Reply with nothing except the number of lines that contain the word "this".

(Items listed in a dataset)
☆ ☆ ☆ ☆
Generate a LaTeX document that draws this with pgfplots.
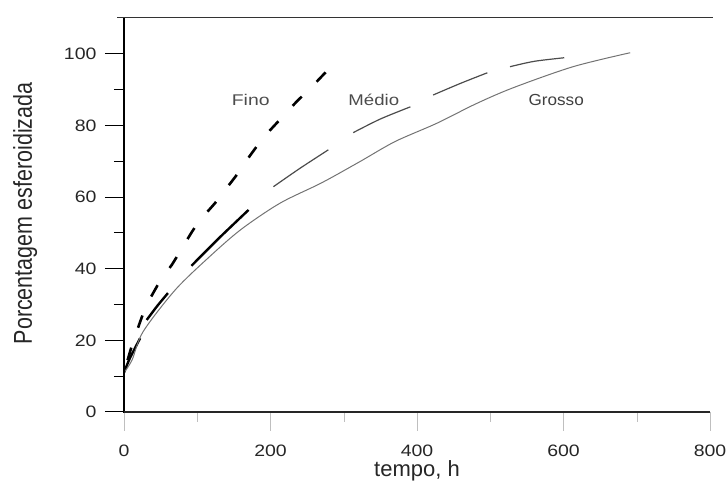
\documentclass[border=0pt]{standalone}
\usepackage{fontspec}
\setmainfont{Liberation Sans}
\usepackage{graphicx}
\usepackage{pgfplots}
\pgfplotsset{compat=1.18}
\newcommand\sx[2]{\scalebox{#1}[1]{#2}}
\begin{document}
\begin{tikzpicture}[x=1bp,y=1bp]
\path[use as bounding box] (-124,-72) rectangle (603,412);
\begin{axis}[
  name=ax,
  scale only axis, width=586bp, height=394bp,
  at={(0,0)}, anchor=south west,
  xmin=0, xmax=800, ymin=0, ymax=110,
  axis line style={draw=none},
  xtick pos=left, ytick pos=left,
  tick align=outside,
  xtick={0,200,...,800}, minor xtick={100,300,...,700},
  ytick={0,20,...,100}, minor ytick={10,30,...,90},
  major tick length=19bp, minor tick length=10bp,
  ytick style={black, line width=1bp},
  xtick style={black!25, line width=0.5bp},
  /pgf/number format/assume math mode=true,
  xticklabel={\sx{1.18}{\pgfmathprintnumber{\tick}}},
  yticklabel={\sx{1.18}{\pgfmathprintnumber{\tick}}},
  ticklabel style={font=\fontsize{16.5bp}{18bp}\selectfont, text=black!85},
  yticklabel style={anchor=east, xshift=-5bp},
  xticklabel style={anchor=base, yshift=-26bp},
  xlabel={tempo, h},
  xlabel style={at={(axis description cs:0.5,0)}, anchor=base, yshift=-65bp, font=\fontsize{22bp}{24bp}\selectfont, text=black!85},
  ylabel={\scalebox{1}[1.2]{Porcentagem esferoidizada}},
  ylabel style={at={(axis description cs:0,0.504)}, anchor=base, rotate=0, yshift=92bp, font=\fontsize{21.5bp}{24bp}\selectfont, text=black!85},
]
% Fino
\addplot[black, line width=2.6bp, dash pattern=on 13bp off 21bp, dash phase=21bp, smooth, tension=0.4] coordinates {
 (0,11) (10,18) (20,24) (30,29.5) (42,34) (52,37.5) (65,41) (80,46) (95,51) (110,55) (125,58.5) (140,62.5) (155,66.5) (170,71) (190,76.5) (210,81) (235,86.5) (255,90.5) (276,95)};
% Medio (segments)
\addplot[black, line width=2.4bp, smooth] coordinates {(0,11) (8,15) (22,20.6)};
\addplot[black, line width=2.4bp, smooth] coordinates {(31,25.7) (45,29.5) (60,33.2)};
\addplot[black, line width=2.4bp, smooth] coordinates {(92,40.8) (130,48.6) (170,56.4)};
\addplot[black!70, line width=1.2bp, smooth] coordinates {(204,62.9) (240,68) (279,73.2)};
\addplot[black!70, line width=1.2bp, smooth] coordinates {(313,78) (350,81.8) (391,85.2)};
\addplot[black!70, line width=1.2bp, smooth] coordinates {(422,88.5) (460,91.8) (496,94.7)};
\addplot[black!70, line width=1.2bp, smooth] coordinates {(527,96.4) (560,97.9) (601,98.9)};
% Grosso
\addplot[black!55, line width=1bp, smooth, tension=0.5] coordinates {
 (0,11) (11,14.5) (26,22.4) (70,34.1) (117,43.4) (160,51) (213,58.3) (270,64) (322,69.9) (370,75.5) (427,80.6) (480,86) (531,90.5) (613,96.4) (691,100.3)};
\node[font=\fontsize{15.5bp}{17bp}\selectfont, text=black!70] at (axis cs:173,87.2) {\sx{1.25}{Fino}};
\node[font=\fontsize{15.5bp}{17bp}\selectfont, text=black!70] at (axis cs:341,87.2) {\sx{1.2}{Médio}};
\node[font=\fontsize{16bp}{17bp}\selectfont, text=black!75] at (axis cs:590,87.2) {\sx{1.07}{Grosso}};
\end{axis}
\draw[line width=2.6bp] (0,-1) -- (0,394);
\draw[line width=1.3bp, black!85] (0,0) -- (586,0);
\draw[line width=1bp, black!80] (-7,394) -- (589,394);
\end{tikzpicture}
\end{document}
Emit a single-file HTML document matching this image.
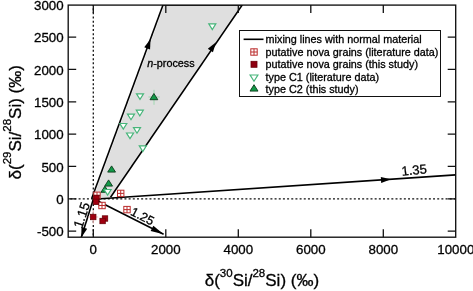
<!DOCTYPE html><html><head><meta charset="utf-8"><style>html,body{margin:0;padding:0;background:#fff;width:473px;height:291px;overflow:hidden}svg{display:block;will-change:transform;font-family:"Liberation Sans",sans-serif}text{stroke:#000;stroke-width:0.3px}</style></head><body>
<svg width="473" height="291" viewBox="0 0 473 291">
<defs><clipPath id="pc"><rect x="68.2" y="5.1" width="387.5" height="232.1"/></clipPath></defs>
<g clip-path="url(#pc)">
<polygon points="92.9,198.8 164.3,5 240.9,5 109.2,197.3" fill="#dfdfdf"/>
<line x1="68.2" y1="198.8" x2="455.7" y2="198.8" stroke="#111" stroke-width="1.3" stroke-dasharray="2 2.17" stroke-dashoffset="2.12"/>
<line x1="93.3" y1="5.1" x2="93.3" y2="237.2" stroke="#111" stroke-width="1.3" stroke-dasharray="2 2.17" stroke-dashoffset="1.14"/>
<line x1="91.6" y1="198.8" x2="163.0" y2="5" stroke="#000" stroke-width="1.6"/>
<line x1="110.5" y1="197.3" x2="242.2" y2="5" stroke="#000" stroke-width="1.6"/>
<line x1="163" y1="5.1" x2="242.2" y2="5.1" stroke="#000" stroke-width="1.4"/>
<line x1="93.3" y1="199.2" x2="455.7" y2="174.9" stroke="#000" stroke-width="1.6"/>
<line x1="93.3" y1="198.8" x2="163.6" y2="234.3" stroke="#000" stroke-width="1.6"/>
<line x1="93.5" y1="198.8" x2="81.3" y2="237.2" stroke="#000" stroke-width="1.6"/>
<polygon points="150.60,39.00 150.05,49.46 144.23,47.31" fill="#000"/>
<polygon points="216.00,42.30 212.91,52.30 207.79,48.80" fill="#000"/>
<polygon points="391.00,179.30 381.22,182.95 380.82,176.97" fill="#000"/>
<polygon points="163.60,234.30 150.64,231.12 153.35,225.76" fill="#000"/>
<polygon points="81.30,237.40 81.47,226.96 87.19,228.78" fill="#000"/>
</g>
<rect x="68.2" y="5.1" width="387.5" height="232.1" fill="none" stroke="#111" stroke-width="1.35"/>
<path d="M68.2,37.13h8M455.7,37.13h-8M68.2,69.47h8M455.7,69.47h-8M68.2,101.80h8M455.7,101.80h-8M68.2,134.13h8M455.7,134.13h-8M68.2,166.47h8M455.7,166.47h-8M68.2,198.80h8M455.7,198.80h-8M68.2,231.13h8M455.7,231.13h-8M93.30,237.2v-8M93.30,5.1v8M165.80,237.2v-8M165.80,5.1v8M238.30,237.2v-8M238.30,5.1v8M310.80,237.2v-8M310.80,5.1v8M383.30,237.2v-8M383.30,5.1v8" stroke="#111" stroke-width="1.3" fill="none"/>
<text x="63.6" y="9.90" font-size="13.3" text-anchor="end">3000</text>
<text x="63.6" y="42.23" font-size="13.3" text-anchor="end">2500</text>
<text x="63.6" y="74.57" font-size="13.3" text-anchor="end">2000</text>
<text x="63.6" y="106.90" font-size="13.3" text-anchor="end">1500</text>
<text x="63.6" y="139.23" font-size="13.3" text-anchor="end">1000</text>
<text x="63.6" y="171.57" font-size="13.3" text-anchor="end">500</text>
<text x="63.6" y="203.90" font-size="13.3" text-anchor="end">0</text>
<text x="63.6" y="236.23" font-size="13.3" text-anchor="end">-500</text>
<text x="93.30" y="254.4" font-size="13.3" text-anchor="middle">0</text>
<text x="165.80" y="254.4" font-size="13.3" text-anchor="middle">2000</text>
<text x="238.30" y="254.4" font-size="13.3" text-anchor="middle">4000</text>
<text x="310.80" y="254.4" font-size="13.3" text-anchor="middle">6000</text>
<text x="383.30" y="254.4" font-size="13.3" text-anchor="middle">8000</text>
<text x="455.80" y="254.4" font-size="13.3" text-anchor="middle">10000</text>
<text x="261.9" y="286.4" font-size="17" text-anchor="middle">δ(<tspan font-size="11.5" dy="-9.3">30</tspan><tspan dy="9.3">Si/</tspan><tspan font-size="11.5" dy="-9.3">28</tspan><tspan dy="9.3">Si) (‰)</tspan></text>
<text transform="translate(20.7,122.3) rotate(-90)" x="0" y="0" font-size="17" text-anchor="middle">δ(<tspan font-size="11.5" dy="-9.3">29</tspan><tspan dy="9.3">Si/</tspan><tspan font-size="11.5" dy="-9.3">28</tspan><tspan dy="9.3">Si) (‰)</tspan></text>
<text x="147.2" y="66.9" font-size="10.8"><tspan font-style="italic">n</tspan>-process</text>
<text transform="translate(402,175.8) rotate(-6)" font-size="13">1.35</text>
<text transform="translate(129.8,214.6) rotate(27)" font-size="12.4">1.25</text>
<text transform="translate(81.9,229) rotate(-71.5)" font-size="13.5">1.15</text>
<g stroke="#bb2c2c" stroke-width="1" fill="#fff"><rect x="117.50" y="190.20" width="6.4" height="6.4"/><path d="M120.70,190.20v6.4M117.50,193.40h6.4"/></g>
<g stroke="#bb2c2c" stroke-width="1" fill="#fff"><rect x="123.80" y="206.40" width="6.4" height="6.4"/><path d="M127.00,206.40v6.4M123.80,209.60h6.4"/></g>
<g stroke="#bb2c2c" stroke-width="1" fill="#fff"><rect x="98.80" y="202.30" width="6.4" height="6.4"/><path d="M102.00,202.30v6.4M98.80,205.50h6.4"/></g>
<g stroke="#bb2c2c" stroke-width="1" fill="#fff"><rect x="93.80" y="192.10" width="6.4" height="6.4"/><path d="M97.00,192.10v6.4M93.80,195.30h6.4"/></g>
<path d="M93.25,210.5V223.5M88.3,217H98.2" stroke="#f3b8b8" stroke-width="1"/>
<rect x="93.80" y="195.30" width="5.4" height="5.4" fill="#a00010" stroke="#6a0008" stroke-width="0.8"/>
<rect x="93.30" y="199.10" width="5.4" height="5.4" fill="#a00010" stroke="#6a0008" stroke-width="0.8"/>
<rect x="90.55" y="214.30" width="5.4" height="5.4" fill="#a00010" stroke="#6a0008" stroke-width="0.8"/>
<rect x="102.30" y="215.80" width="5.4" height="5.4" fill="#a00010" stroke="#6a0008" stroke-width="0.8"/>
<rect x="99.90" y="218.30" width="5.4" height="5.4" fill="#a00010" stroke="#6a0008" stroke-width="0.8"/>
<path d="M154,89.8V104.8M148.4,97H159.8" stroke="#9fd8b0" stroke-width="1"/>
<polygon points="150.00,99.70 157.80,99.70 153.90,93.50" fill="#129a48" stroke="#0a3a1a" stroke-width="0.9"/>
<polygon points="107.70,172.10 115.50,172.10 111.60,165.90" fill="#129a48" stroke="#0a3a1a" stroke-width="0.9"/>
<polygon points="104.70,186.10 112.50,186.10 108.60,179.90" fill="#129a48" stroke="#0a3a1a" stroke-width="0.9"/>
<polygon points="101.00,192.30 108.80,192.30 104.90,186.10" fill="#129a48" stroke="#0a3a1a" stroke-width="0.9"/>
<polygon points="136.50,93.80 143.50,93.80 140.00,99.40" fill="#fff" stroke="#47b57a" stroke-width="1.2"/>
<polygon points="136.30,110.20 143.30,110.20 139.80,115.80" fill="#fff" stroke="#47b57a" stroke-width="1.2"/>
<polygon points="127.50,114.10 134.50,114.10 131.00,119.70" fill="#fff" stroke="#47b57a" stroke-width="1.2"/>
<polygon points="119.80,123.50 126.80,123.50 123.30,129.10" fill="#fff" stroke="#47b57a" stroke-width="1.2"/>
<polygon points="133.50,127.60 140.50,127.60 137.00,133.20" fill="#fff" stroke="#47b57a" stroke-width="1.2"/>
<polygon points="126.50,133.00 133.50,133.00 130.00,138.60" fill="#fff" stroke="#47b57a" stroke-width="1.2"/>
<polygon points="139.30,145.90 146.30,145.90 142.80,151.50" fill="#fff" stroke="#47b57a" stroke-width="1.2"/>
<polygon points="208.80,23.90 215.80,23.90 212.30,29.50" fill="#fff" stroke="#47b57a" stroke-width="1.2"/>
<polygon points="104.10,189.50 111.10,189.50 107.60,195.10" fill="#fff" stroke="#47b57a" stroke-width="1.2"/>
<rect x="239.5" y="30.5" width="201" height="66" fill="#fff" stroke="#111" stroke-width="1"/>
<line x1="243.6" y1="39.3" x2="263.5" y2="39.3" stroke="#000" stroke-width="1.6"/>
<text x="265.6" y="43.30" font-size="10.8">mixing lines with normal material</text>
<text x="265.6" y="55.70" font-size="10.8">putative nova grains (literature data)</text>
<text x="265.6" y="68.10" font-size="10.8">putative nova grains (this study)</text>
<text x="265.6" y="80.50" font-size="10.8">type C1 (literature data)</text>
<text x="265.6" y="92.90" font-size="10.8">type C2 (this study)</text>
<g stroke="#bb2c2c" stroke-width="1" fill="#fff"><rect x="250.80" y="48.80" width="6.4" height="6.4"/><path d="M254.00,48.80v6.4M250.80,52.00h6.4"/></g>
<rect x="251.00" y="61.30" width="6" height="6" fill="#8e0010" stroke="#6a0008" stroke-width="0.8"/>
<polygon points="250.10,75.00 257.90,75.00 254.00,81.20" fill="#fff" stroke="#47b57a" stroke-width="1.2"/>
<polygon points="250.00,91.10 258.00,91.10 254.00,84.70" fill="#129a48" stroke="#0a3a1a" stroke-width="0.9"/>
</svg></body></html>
☆ ☆ ☆ ☆
WRITTEN RESPONSE:
4